Spanish legislators have voted to repair a botched sexual consent law despite an extraordinary rift within the coalition government, which left Socialist prime minister Pedro Sánchez depending on the support of his conservative political foes to amend it.

The lower house of parliament approved reforms to the “only yes means yes” law late on Tuesday after three months of uproar over the fact that it had resulted in some convicted sex offenders having their prison sentences cut.

But the vote was slammed as “a setback for women’s rights” by Irene Montero of Unidas Podemos, the coalition government’s leftwing partner and driving force behind the original law, who castigated the Socialists for “joining hands” with the centre-right People’s party.

The law had won international praise for seeking to stop sexual assault victims from being pressed in the courts over questions of consent by saying that consent must be clearly communicated and cannot be assumed.

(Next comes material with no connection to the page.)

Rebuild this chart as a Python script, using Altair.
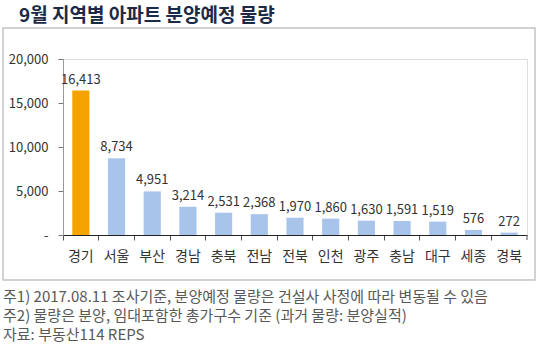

But by eliminating a previous distinction between sexual abuse and the more serious crime of sexual assault, which involves violence, it opened the door for some judges to rule that certain existing sentences should be reduced. Sánchez had lamented the “unintended effects” and said the law needed to be fixed.

The repairs to the law, which raised the penalties for offences involving “violence or intimidation” back to their previous levels, passed by 231 votes to 56 in the Congress of Deputies, with Podemos opposing the changes.

Earlier in the day, Andrea Fernández, a Socialist official, told Podemos politicians in parliament: “We’re tired of your ranting. Stop the hyperbole.”

Antonio Barroso, deputy director of research at Teneo, a consultancy, said: “The disagreement over the law represents the most serious rift between [the Socialists] and Unidas Podemos since the formation of the government in 2020, but neither party has publicly suggested the coalition might break up.”

The spectre of Socialist and PP politicians voting on the same side was remarkable for a deeply polarised country that will have national, regional and municipal elections later this year.

But there was no pause in the ruthless criticism between the two parties, with Cuca Gamarra, PP secretary-general, blaming the law that had “generated so much pain” on the “arrogance” of the government.

Montero, Spain’s equality minister, accused the parties that backed the changes of undoing the law’s success in making consent a central question.

Podemos has consistently denied that there is a problem with the law and instead insisted that “rightwing” judges were to blame for choosing to reduce the sentences of sex offenders.

The amended law will apply to new crimes but will not alter sentences that have already been reduced for convicted offenders.